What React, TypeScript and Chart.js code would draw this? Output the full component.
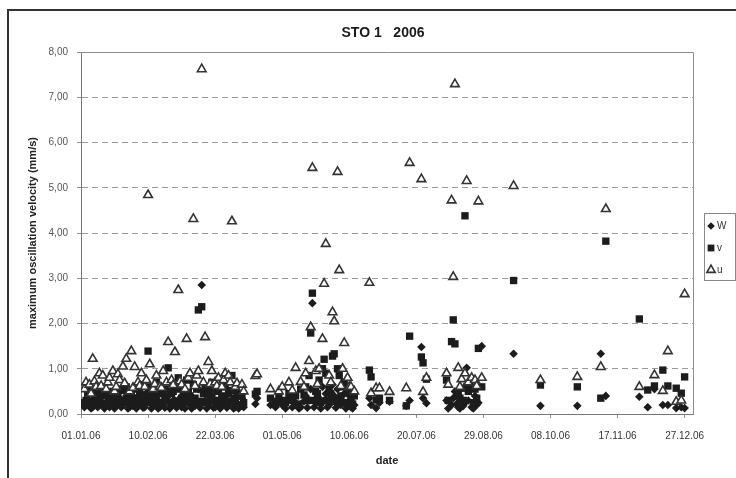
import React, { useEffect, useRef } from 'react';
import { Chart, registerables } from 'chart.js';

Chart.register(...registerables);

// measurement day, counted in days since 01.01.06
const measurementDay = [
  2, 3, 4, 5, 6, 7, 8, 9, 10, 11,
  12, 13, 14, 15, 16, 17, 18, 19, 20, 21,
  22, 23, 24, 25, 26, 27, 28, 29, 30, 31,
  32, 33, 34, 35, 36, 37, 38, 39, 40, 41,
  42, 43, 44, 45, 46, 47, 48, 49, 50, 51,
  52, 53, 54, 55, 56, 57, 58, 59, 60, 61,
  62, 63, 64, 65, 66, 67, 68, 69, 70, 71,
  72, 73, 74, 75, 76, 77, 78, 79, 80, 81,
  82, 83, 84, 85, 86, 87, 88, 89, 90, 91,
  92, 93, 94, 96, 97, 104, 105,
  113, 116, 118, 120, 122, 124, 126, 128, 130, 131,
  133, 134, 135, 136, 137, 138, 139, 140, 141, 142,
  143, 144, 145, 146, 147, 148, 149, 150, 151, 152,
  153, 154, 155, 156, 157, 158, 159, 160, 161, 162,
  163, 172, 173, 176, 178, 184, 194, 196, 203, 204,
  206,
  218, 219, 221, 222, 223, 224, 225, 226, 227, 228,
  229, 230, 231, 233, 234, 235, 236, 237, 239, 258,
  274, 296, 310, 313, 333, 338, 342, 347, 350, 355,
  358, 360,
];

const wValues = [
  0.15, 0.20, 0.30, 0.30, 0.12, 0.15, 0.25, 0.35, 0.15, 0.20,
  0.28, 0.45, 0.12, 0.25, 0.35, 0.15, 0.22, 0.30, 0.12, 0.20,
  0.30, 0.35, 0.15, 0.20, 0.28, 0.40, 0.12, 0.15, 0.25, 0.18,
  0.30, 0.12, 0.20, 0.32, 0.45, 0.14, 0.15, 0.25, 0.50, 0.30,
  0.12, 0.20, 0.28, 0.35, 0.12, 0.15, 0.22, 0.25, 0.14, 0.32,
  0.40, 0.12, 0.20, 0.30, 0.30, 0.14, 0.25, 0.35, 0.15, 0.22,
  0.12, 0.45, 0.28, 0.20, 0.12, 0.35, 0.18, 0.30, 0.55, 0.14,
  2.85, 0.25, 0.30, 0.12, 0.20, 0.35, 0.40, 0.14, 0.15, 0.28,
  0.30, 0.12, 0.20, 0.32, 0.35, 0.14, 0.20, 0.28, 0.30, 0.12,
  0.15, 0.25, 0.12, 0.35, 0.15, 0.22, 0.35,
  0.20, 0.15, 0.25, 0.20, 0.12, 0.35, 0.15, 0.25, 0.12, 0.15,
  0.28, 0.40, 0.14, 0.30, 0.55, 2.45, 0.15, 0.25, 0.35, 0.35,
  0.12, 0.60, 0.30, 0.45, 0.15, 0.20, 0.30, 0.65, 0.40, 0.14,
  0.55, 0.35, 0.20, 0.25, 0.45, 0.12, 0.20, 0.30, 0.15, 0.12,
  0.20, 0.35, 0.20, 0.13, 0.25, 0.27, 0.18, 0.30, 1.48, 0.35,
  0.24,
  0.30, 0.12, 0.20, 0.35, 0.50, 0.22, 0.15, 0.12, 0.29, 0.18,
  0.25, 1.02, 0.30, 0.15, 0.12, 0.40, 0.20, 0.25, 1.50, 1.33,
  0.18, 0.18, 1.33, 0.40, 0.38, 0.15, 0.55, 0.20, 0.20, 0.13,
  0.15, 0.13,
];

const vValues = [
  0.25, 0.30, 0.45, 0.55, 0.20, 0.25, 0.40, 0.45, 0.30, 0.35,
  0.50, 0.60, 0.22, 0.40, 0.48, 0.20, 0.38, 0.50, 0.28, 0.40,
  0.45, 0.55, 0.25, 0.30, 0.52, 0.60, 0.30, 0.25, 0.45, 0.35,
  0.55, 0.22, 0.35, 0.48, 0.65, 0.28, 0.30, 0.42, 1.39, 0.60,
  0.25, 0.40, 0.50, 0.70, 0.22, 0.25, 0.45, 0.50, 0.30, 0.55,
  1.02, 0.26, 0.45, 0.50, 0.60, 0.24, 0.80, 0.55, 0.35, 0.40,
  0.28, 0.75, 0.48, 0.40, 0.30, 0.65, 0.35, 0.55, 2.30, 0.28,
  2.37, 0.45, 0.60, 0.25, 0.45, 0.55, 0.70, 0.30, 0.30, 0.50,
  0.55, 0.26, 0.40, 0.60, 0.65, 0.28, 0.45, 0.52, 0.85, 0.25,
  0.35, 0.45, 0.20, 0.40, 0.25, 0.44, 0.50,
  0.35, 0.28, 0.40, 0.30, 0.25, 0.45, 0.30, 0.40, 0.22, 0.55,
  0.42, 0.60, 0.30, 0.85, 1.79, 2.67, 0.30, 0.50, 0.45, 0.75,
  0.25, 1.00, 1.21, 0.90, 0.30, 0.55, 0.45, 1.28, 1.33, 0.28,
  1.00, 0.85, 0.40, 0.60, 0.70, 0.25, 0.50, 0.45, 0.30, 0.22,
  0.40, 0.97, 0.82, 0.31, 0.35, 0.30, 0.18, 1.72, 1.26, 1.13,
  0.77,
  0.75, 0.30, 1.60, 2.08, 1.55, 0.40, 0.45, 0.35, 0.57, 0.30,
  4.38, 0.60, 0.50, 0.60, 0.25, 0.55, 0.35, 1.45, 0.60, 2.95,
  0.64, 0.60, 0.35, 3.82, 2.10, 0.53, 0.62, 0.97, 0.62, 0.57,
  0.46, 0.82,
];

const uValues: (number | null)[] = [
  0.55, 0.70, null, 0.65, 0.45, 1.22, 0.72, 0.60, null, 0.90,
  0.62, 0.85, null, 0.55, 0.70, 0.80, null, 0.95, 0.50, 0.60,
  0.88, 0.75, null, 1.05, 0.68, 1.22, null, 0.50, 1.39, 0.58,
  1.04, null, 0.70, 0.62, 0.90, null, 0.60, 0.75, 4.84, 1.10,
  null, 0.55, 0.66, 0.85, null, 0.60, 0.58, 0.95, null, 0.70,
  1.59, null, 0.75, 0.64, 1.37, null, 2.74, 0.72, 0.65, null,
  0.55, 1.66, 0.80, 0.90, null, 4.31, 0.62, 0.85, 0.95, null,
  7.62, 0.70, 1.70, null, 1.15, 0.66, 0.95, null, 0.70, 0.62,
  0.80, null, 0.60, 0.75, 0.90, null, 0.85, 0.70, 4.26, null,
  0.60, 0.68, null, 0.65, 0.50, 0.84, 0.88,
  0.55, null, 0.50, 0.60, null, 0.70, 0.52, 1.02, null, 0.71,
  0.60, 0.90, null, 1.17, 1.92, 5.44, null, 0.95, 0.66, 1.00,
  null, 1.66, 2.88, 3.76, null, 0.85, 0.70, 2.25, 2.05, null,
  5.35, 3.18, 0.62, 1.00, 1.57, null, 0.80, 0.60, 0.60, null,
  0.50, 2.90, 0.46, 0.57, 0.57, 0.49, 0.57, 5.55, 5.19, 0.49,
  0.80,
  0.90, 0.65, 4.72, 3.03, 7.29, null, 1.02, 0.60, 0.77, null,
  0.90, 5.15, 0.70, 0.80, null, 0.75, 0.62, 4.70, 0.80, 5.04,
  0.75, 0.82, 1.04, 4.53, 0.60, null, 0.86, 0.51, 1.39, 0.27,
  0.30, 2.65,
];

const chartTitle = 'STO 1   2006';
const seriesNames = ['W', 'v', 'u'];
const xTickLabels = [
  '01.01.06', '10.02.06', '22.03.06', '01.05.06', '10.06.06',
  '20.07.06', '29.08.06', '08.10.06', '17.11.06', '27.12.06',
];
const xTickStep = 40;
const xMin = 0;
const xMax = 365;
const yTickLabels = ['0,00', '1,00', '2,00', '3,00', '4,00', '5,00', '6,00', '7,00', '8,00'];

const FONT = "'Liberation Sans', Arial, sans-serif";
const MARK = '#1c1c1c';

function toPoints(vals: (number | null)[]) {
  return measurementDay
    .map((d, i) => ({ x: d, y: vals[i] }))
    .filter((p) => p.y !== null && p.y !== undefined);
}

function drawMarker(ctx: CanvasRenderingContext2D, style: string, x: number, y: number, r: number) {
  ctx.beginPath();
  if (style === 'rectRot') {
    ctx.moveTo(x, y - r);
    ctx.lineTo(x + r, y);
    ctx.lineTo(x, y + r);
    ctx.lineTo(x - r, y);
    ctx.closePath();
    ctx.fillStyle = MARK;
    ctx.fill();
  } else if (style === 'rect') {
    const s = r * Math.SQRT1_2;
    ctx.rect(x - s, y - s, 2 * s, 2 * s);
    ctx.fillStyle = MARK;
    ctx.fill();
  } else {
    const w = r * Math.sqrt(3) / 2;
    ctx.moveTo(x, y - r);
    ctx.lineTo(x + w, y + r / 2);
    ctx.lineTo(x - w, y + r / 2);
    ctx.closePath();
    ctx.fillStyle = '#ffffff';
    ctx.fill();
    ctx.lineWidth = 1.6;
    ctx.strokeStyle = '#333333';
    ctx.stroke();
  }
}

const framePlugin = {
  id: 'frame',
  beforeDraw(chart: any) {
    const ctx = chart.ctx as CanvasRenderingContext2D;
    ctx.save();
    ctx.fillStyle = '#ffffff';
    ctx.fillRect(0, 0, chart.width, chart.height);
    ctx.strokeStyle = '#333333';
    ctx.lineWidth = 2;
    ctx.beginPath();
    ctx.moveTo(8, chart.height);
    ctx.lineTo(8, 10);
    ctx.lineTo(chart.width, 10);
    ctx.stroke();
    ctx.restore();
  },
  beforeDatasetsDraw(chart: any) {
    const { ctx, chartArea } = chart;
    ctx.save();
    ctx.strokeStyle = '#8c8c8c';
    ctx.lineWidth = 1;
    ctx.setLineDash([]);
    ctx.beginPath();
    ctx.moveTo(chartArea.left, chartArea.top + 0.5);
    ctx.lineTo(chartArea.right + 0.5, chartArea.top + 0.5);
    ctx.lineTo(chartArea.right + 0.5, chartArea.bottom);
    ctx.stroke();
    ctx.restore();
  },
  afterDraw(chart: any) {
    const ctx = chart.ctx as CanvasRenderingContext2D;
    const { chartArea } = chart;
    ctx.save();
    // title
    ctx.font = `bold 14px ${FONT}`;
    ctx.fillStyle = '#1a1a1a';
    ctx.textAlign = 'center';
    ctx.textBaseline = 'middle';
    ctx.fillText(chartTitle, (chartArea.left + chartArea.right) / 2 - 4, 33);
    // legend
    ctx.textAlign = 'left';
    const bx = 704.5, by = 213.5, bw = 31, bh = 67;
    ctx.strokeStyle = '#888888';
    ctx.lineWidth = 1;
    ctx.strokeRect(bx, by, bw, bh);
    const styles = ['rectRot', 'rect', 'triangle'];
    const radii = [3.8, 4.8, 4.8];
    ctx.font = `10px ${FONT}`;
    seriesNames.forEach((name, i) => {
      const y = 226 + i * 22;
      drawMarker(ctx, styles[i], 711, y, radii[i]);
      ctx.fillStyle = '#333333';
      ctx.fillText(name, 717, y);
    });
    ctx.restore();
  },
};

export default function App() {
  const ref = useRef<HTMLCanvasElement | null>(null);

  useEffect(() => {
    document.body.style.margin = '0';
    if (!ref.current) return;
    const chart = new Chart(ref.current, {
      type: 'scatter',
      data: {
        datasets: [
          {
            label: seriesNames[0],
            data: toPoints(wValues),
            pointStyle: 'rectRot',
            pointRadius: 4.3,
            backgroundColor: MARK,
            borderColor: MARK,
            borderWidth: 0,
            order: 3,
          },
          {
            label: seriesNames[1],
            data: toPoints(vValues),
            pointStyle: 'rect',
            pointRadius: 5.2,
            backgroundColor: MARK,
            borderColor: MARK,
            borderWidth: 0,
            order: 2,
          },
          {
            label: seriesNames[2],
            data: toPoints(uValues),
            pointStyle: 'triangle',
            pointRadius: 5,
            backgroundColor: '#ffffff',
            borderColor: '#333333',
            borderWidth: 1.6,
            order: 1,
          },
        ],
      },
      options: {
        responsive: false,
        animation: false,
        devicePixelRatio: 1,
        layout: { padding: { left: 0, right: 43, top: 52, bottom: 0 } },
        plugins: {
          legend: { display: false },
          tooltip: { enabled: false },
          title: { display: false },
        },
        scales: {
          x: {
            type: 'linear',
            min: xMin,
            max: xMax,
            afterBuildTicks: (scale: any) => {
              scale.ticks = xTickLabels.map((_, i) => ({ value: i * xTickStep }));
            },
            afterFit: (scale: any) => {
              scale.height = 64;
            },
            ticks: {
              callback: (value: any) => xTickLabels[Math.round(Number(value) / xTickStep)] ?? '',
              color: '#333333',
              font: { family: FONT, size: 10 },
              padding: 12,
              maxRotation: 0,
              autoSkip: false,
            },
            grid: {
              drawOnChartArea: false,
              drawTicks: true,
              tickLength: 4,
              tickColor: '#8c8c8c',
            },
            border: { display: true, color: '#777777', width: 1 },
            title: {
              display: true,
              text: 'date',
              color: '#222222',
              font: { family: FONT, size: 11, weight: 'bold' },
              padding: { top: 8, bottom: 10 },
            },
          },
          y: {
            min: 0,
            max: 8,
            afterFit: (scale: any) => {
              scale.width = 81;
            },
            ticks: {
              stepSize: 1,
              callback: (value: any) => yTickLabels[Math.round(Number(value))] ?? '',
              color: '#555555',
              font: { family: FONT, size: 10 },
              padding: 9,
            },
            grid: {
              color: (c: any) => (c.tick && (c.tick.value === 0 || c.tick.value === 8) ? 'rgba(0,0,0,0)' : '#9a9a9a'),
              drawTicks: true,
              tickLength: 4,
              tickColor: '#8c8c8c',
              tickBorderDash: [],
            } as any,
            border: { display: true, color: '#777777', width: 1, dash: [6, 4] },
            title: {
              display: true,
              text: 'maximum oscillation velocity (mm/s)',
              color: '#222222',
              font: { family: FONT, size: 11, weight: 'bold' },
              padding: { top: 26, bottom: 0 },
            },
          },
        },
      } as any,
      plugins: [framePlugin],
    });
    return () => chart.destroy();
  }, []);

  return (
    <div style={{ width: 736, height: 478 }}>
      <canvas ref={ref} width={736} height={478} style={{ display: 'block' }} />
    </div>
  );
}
....................
• EXERCISE INSTRUCTIONS
Your task is to return the lines above, from the first one up to and including the line containing "Chart.register(...registerables);", minus any pictures.

• THE SOLUTION
What React, TypeScript and Chart.js code would draw this? Output the full component.
import React, { useEffect, useRef } from 'react';
import { Chart, registerables } from 'chart.js';

Chart.register(...registerables);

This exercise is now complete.